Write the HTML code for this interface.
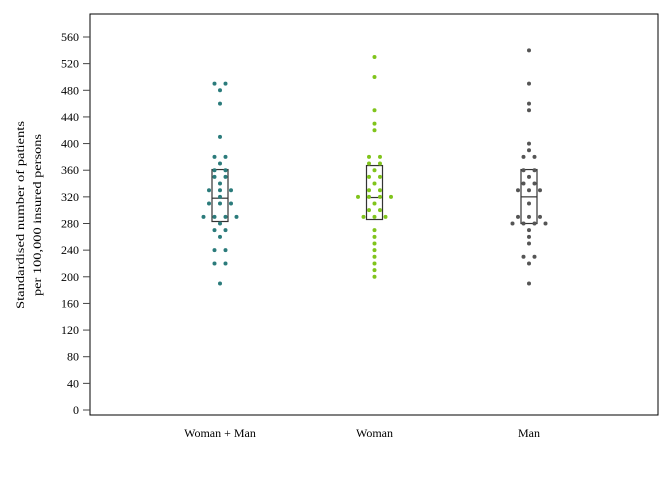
<!DOCTYPE html>
<html><head><meta charset="utf-8"><style>
body{margin:0;background:#fff;}
svg text{font-family:"Liberation Serif",serif;font-size:12px;fill:#000;}
</style></head><body>
<svg id="chart" width="672" height="480" xmlns="http://www.w3.org/2000/svg">
<rect x="0" y="0" width="672" height="480" fill="#fff"/>
<g id="axes"></g><g id="marks"></g>
</svg>
<script>
const categories = ["Woman + Man", "Woman", "Man"];
const colors = ["#2b7b7b", "#80c41c", "#555555"];
const yTicks = [0,40,80,120,160,200,240,280,320,360,400,440,480,520,560];
const seriesWomanMan = [490,490,480,460,410,380,380,370,360,360,350,350,340,330,330,330,320,310,310,310,290,290,290,290,280,270,270,260,240,240,220,220,190];
const seriesWoman = [530,500,450,430,420,380,380,370,370,360,350,350,340,330,330,320,320,320,320,310,300,300,290,290,290,270,260,250,240,230,220,210,200];
const seriesMan = [540,490,460,450,400,390,380,380,360,360,350,340,340,330,330,330,310,290,290,290,280,280,280,280,270,260,250,230,230,220,190];
const boxTop = [361, 367, 361];
const boxMedian = [318, 319, 320];
const boxBottom = [283, 286, 280];
const series = [seriesWomanMan, seriesWoman, seriesMan];

const NS = "http://www.w3.org/2000/svg";
const L = 90, R = 658, T = 14, B = 415;
function yScale(v){ return 410 - v * (373/560); }
function xScale(i){ return 220 + i * 154.5; }
function mk(tag, attrs, parent){ const e = document.createElementNS(NS, tag); for (const k in attrs) e.setAttribute(k, attrs[k]); parent.appendChild(e); return e; }
const axes = document.getElementById('axes'), marks = document.getElementById('marks');

const frame = mk('rect', {x:L, y:T, width:R-L, height:B-T, fill:'none', stroke:'#000', 'stroke-width':1}, axes);


yTicks.forEach(v => {
  const y = yScale(v);
  const t = mk('line', {x1:L-7, x2:L, y1:y, y2:y, stroke:'#444'}, axes);
  
  
  const lb = mk('text', {x:L-11, y:y+4, 'text-anchor':'end'}, axes);
  lb.textContent = v;
  
  
});
categories.forEach((c, i) => {
  const lb = mk('text', {x:xScale(i), y:437, 'text-anchor':'middle', 'font-size':'12.5'}, axes);
  lb.textContent = c;
  
  
});
const yt = mk('text', {transform:'translate(24,215) rotate(-90)', 'text-anchor':'middle'}, axes);


const t1 = mk('tspan', {x:0, y:0, textLength:188, lengthAdjust:'spacingAndGlyphs'}, yt); t1.textContent = 'Standardised number of patients';
const t2 = mk('tspan', {x:0, y:17, textLength:162, lengthAdjust:'spacingAndGlyphs'}, yt); t2.textContent = 'per 100,000 insured persons';

series.forEach((vals, i) => {
  const cx = xScale(i);
  const bx = mk('rect', {x:cx-8, y:yScale(boxTop[i]), width:16, height:yScale(boxBottom[i])-yScale(boxTop[i]), fill:'none', stroke:'#333', 'stroke-width':1.2}, marks);
  
  
  const md = mk('line', {x1:cx-8, x2:cx+8, y1:yScale(boxMedian[i]), y2:yScale(boxMedian[i]), stroke:'#333', 'stroke-width':1.2}, marks);
  
  
  const bins = {};
  vals.forEach(v => { bins[v] = (bins[v] || 0) + 1; });
  Object.keys(bins).forEach(k => {
    const n = bins[k];
    for (let j = 0; j < n; j++) {
      const d = mk('circle', {cx:cx + (j - (n-1)/2) * 11, cy:yScale(+k), r:2, fill:colors[i]}, marks);
      
      
    }
  });
});
</script>
</body></html>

┄┄┄┄┄┄

Exercise task -
Without including any pictures, print all of the material exactly as given.

The reply -
Write the HTML code for this interface.
<!DOCTYPE html>
<html><head><meta charset="utf-8"><style>
body{margin:0;background:#fff;}
svg text{font-family:"Liberation Serif",serif;font-size:12px;fill:#000;}
</style></head><body>
<svg id="chart" width="672" height="480" xmlns="http://www.w3.org/2000/svg">
<rect x="0" y="0" width="672" height="480" fill="#fff"/>
<g id="axes"></g><g id="marks"></g>
</svg>
<script>
const categories = ["Woman + Man", "Woman", "Man"];
const colors = ["#2b7b7b", "#80c41c", "#555555"];
const yTicks = [0,40,80,120,160,200,240,280,320,360,400,440,480,520,560];
const seriesWomanMan = [490,490,480,460,410,380,380,370,360,360,350,350,340,330,330,330,320,310,310,310,290,290,290,290,280,270,270,260,240,240,220,220,190];
const seriesWoman = [530,500,450,430,420,380,380,370,370,360,350,350,340,330,330,320,320,320,320,310,300,300,290,290,290,270,260,250,240,230,220,210,200];
const seriesMan = [540,490,460,450,400,390,380,380,360,360,350,340,340,330,330,330,310,290,290,290,280,280,280,280,270,260,250,230,230,220,190];
const boxTop = [361, 367, 361];
const boxMedian = [318, 319, 320];
const boxBottom = [283, 286, 280];
const series = [seriesWomanMan, seriesWoman, seriesMan];

const NS = "http://www.w3.org/2000/svg";
const L = 90, R = 658, T = 14, B = 415;
function yScale(v){ return 410 - v * (373/560); }
function xScale(i){ return 220 + i * 154.5; }
function mk(tag, attrs, parent){ const e = document.createElementNS(NS, tag); for (const k in attrs) e.setAttribute(k, attrs[k]); parent.appendChild(e); return e; }
const axes = document.getElementById('axes'), marks = document.getElementById('marks');

const frame = mk('rect', {x:L, y:T, width:R-L, height:B-T, fill:'none', stroke:'#000', 'stroke-width':1}, axes);


yTicks.forEach(v => {
  const y = yScale(v);
  const t = mk('line', {x1:L-7, x2:L, y1:y, y2:y, stroke:'#444'}, axes);
  
  
  const lb = mk('text', {x:L-11, y:y+4, 'text-anchor':'end'}, axes);
  lb.textContent = v;
  
  
});
categories.forEach((c, i) => {
  const lb = mk('text', {x:xScale(i), y:437, 'text-anchor':'middle', 'font-size':'12.5'}, axes);
  lb.textContent = c;
  
  
});
const yt = mk('text', {transform:'translate(24,215) rotate(-90)', 'text-anchor':'middle'}, axes);


const t1 = mk('tspan', {x:0, y:0, textLength:188, lengthAdjust:'spacingAndGlyphs'}, yt); t1.textContent = 'Standardised number of patients';
const t2 = mk('tspan', {x:0, y:17, textLength:162, lengthAdjust:'spacingAndGlyphs'}, yt); t2.textContent = 'per 100,000 insured persons';

series.forEach((vals, i) => {
  const cx = xScale(i);
  const bx = mk('rect', {x:cx-8, y:yScale(boxTop[i]), width:16, height:yScale(boxBottom[i])-yScale(boxTop[i]), fill:'none', stroke:'#333', 'stroke-width':1.2}, marks);
  
  
  const md = mk('line', {x1:cx-8, x2:cx+8, y1:yScale(boxMedian[i]), y2:yScale(boxMedian[i]), stroke:'#333', 'stroke-width':1.2}, marks);
  
  
  const bins = {};
  vals.forEach(v => { bins[v] = (bins[v] || 0) + 1; });
  Object.keys(bins).forEach(k => {
    const n = bins[k];
    for (let j = 0; j < n; j++) {
      const d = mk('circle', {cx:cx + (j - (n-1)/2) * 11, cy:yScale(+k), r:2, fill:colors[i]}, marks);
      
      
    }
  });
});
</script>
</body></html>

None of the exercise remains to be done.